### PROMPT
Nothing but the lines from the top of the data to the line holding "0.9, 0.95, 1];" should be printed, word for word and both ends included; leave the pictures out.

### DATASET CONTENT

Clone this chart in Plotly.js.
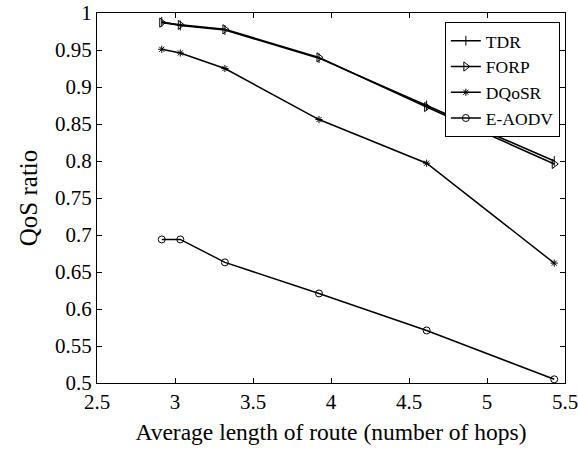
<!DOCTYPE html>
<html><head><meta charset="utf-8">
<script src="https://cdn.plot.ly/plotly-3.0.1.min.js"></script>
<style>body{margin:0;background:#fff}#c{width:578px;height:450px}</style>
</head><body><div id="c"></div>
<script>
const hops = [2.915, 3.034, 3.32, 3.923, 4.613, 5.431];
const tdr = [0.988, 0.983, 0.977, 0.939, 0.875, 0.800];
const forp = [0.987, 0.984, 0.978, 0.940, 0.873, 0.796];
const dqosr = [0.951, 0.946, 0.925, 0.856, 0.797, 0.662];
const eaodv = [0.694, 0.694, 0.663, 0.621, 0.571, 0.505];
const names = ['TDR', 'FORP', 'DQoSR', 'E-AODV'];
const xTicks = [2.5, 3, 3.5, 4, 4.5, 5, 5.5];
const yTicks = [0.5, 0.55, 0.6, 0.65, 0.7, 0.75, 0.8, 0.85, 0.9, 0.95, 1];

const font = {family: '"Liberation Serif"', color: '#000'};
function f(size) { return {family: font.family, color: font.color, size: size}; }
function tr(y, name, sym, size, w) {
  return {x: hops, y: y, name: name, type: 'scatter', mode: 'lines+markers',
    line: {color: '#000', width: w},
    marker: {symbol: sym, size: size, color: '#000', line: {color: '#000', width: 1}}};
}
const data = [
  tr(tdr, names[0], 'line-ns-open', 7, 1.6),
  tr(forp, names[1], 'triangle-right-open', 8, 1.6),
  tr(dqosr, names[2], 'asterisk-open', 6, 1.5),
  tr(eaodv, names[3], 'circle-open', 7, 1.5)
];
const axisCommon = {showgrid: false, zeroline: false, showline: true, linecolor: '#000', linewidth: 1,
  mirror: 'ticks', ticks: 'inside', ticklen: 5, tickcolor: '#000', tickfont: f(21),
  ticklabeloverflow: 'allow'};
const layout = {
  width: 578, height: 450,
  margin: {l: 97, r: 13, t: 13, b: 67},
  paper_bgcolor: '#fff', plot_bgcolor: '#fff',
  font: f(18),
  showlegend: true,
  legend: {x: 0.989, y: 0.976, xanchor: 'right', yanchor: 'top', bordercolor: '#000', borderwidth: 1,
    bgcolor: '#fff', font: f(17.5), tracegroupgap: 0, itemwidth: 30},
  xaxis: Object.assign({}, axisCommon, {range: [2.5, 5.5], tickvals: xTicks, ticktext: xTicks.map(String),
    title: {text: 'Average length of route (number of hops)', font: f(23.5), standoff: 10}}),
  yaxis: Object.assign({}, axisCommon, {range: [0.5, 1], tickvals: yTicks, ticktext: yTicks.map(String),
    title: {text: 'QoS ratio', font: f(25), standoff: 10}})
};
Plotly.newPlot('c', data, layout, {displayModeBar: false, staticPlot: true});
</script></body></html>
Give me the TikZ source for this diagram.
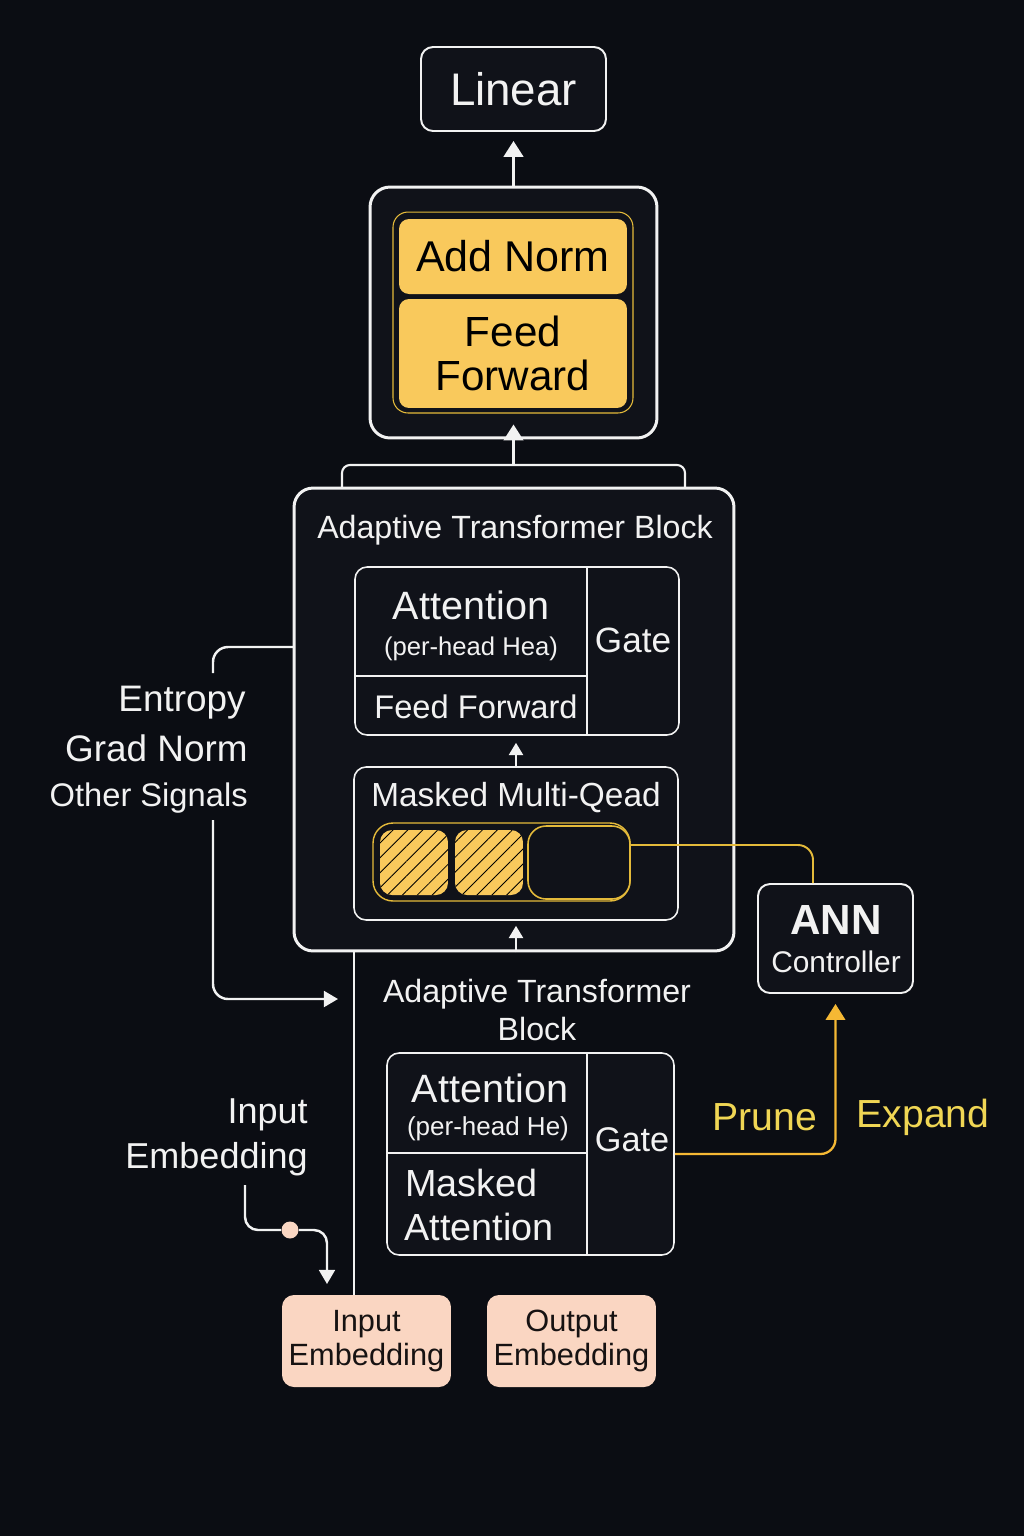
\documentclass[tikz,border=0pt]{standalone}
\usepackage{fontspec}
\setmainfont{Liberation Sans}
\usepackage{tikz}
\usetikzlibrary{arrows.meta, positioning, patterns.meta}
\usepackage{xcolor}
\definecolor{NightBg}{RGB}{11,13,19}
\definecolor{BoxDark}{RGB}{16,18,25}
\definecolor{LineWhite}{RGB}{242,242,242}
\definecolor{GoldFill}{RGB}{249,201,92}
\definecolor{GoldLine}{RGB}{228,186,58}
\definecolor{CtlOrange}{RGB}{245,184,52}
\definecolor{GoldText}{RGB}{240,214,84}
\definecolor{Peach}{RGB}{250,214,194}
\definecolor{InkDark}{RGB}{22,18,18}
\newcommand{\fsz}[2]{\fontsize{#1}{#2}\selectfont}

\begin{document}
\begin{tikzpicture}[x=0.02cm, y=-0.02cm,
            outerbox/.style={draw=LineWhite, line width=1.7pt, rounded corners=0.38cm, fill=BoxDark, inner sep=0pt},
            panel/.style={draw=LineWhite, line width=0.9pt, rounded corners=0.24cm, fill=BoxDark, inner sep=0pt},
            goldbox/.style={fill=GoldFill, rounded corners=0.2cm, text=black, align=center, inner sep=0pt, minimum width=4.56cm},
            hatched/.style={preaction={fill=GoldFill}, pattern={Lines[angle=45, distance=6pt, line width=0.5pt]}, pattern color=black, rounded corners=0.24cm, minimum width=1.36cm, minimum height=1.3cm, inner sep=0pt},
            embed/.style={fill=Peach, rounded corners=0.24cm, text=InkDark, align=center, minimum width=3.38cm, minimum height=1.84cm, inner sep=0pt, font=\fsz{17.5}{19.5}},
            txt/.style={text=LineWhite, inner sep=0pt},
            wire/.style={draw=LineWhite, line width=1.4pt, rounded corners=0.3cm},
            ctl/.style={draw=CtlOrange, line width=1.3pt, rounded corners=0.3cm},
            bigtip/.style={-{Triangle[width=11pt, length=9pt]}},
            smalltip/.style={-{Triangle[width=8pt, length=7pt]}}
        ]
        \useasboundingbox (0,0) rectangle (1024,1536);
        \fill[NightBg] (0,0) rectangle (1024,1536);

        % Head
        \node[outerbox, rounded corners=0.24cm, line width=1.1pt, minimum width=3.7cm, minimum height=1.68cm, text=LineWhite, font=\fsz{26}{30}] (linear) at (513.5,89) {Linear};
        \node[outerbox, rounded corners=0.4cm, minimum width=5.74cm, minimum height=5.02cm] (headbox) at (513.5,312.5) {};
        \node[draw=GoldLine, line width=0.6pt, fill=BoxDark, rounded corners=0.3cm, minimum width=4.8cm, minimum height=4.02cm, inner sep=0pt] (headgold) at (513,312.5) {};
        \node[goldbox, minimum height=1.5cm, font=\fsz{24.5}{28}] (addnorm) at (513,256.5) {Add Norm};
        \node[goldbox, minimum height=2.18cm, font=\fsz{24}{25.5}] (headff) at (513,353.5) {Feed\\Forward};
        \draw[LineWhite, line width=1.7pt, bigtip, shorten >=0.18cm] (headbox.north) -- (linear.south);

        % Adaptive block
        \coordinate (tabtop) at (513.5,465);
        \draw[wire, line width=1.2pt, rounded corners=0.16cm] (342,488) |- (tabtop) -| (685,488);
        \node[outerbox, minimum width=8.8cm, minimum height=9.26cm] (block) at (514,719.5) {};
        \draw[LineWhite, line width=1.6pt, bigtip, shorten >=-0.3cm] (tabtop) -- (headbox.south);
        \node[txt, font=\fsz{18.3}{22}] (blocktitle) at (515,530) {Adaptive Transformer Block};

        \node[panel, minimum width=6.48cm, minimum height=3.36cm] (attA) at (517,651) {};
        \draw[LineWhite, line width=0.9pt] (587,567) -- (587,735);
        \draw[LineWhite, line width=0.9pt] (355,676) -- (587,676);
        \node[txt, font=\fsz{22.5}{26}] (attAtitle) at (471,605) {Attention};
        \node[txt, font=\fsz{14.6}{17}] (attAsub) at (471,649) {(per-head Hea)};
        \node[txt, font=\fsz{20}{24}] (gateA) at (633,640) {Gate};
        \node[txt, font=\fsz{18.6}{22}] (ffA) at (476,707) {Feed Forward};

        \node[panel, minimum width=6.48cm, minimum height=3.06cm] (maskA) at (516,843.5) {};
        \node[txt, font=\fsz{19}{22}] (masktitle) at (516,798) {Masked Multi-Qead};
        \node[draw=GoldLine, line width=0.8pt, fill=BoxDark, rounded corners=0.4cm, minimum width=5.14cm, minimum height=1.56cm, inner sep=0pt] (pill) at (501.5,862) {};
        \node[hatched] (cellA) at (414,862.5) {};
        \node[hatched] (cellB) at (489,862.5) {};
        \node[draw=GoldLine, line width=0.9pt, fill=BoxDark, rounded corners=0.36cm, minimum width=2.04cm, minimum height=1.46cm, inner sep=0pt] (cellC) at (579,862.5) {};

        \draw[LineWhite, line width=1.2pt, smalltip, shorten >=0.14cm] (maskA.north) -- (maskA.north |- attA.south);
        \draw[LineWhite, line width=1.2pt, smalltip, shorten >=0.1cm] (maskA.south |- block.south) -- (maskA.south);

        % Controller
        \node[panel, line width=1.1pt, minimum width=3.1cm, minimum height=2.18cm] (ann) at (835.5,938.5) {};
        \node[txt, font=\fsz{24}{28}\bfseries] (annA) at (836,920) {ANN};
        \node[txt, font=\fsz{17}{20}] (annB) at (836,962) {Controller};
        \draw[ctl, draw=GoldLine, line width=1.1pt] ([yshift=0.35cm]cellC.east) -| ([xshift=-0.45cm]ann.north);

        % Signals
        \coordinate (sigin) at (294,647);
        \coordinate (sigtop) at (213,673);
        \draw[wire] (sigin) -| (sigtop);
        \node[txt, anchor=east, font=\fsz{21}{24}] (sigE) at (246,703) {Entropy};
        \node[txt, anchor=east, font=\fsz{21}{24}] (sigG) at (248,748) {Grad Norm};
        \node[txt, anchor=east, font=\fsz{18.6}{22}] (sigO) at (248,798) {Other Signals};
        \coordinate (sigbot) at (213,820);
        \coordinate (sigend) at (338,999);
        \draw[wire, -{Triangle[width=9pt, length=8pt]}] (sigbot) |- (sigend);

        % Lower block
        \node[txt, align=center, font=\fsz{18.3}{21.6}] (blockBtitle) at (537,1010) {Adaptive Transformer\\Block};
        \node[panel, minimum width=5.74cm, minimum height=4.04cm] (attB) at (530.5,1154) {};
        \draw[LineWhite, line width=0.9pt] (587,1053) -- (587,1255);
        \draw[LineWhite, line width=0.9pt] (387,1153) -- (587,1153);
        \node[txt, font=\fsz{22.5}{26}] (attBtitle) at (490,1088) {Attention};
        \node[txt, font=\fsz{14.8}{17}] (attBsub) at (488,1129) {(per-head He)};
        \node[txt, font=\fsz{19.5}{23}] (gateB) at (632,1140) {Gate};
        \node[txt, anchor=west, font=\fsz{21.5}{25}] (maskBa) at (405,1183) {Masked};
        \node[txt, anchor=west, font=\fsz{21.5}{25}] (maskBb) at (404,1227) {Attention};

        \draw[ctl, -{Triangle[width=11pt, length=9pt]}, shorten >=0.2cm] (attB.east) -| (ann.south);
        \node[txt, text=GoldText, font=\fsz{22.3}{26}] (prune) at (765,1117) {Prune};
        \node[txt, text=GoldText, font=\fsz{22.3}{26}] (expand) at (923,1117) {Expand};

        % Embeddings
        \node[txt, anchor=east, align=right, font=\fsz{20.5}{25.6}] (embnote) at (308,1137) {Input\\Embedding};
        \node[embed] (inemb) at (366.5,1341) {Input\\Embedding};
        \node[embed] (outemb) at (571.5,1341) {Output\\Embedding};
        \coordinate (spine) at (354,951);
        \draw[wire, line width=1.2pt] (spine) -- (spine |- inemb.north);

        \coordinate (embtop) at (245,1185);
        \coordinate (embend) at (327,1284);
        \node[circle, fill=Peach, minimum size=0.34cm, inner sep=0pt] (embdot) at (290,1230) {};
        \draw[wire, rounded corners=0.26cm] (embtop) |- (embdot.west);
        \draw[wire, rounded corners=0.26cm, -{Triangle[width=9pt, length=8pt]}] (embdot.east) -| (embend);

        \end{tikzpicture}
\end{document}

### ANSWER FOR THIS EXERCISE
Clone this chart in Plotly.js.
<!DOCTYPE html>
<html><head><meta charset="utf-8">
<script src="https://cdn.plot.ly/plotly-3.0.1.min.js"></script>
<style>body{margin:0;background:#fff}#c{width:578px;height:450px}</style>
</head><body><div id="c"></div>
<script>
const hops = [2.915, 3.034, 3.32, 3.923, 4.613, 5.431];
const tdr = [0.988, 0.983, 0.977, 0.939, 0.875, 0.800];
const forp = [0.987, 0.984, 0.978, 0.940, 0.873, 0.796];
const dqosr = [0.951, 0.946, 0.925, 0.856, 0.797, 0.662];
const eaodv = [0.694, 0.694, 0.663, 0.621, 0.571, 0.505];
const names = ['TDR', 'FORP', 'DQoSR', 'E-AODV'];
const xTicks = [2.5, 3, 3.5, 4, 4.5, 5, 5.5];
const yTicks = [0.5, 0.55, 0.6, 0.65, 0.7, 0.75, 0.8, 0.85, 0.9, 0.95, 1];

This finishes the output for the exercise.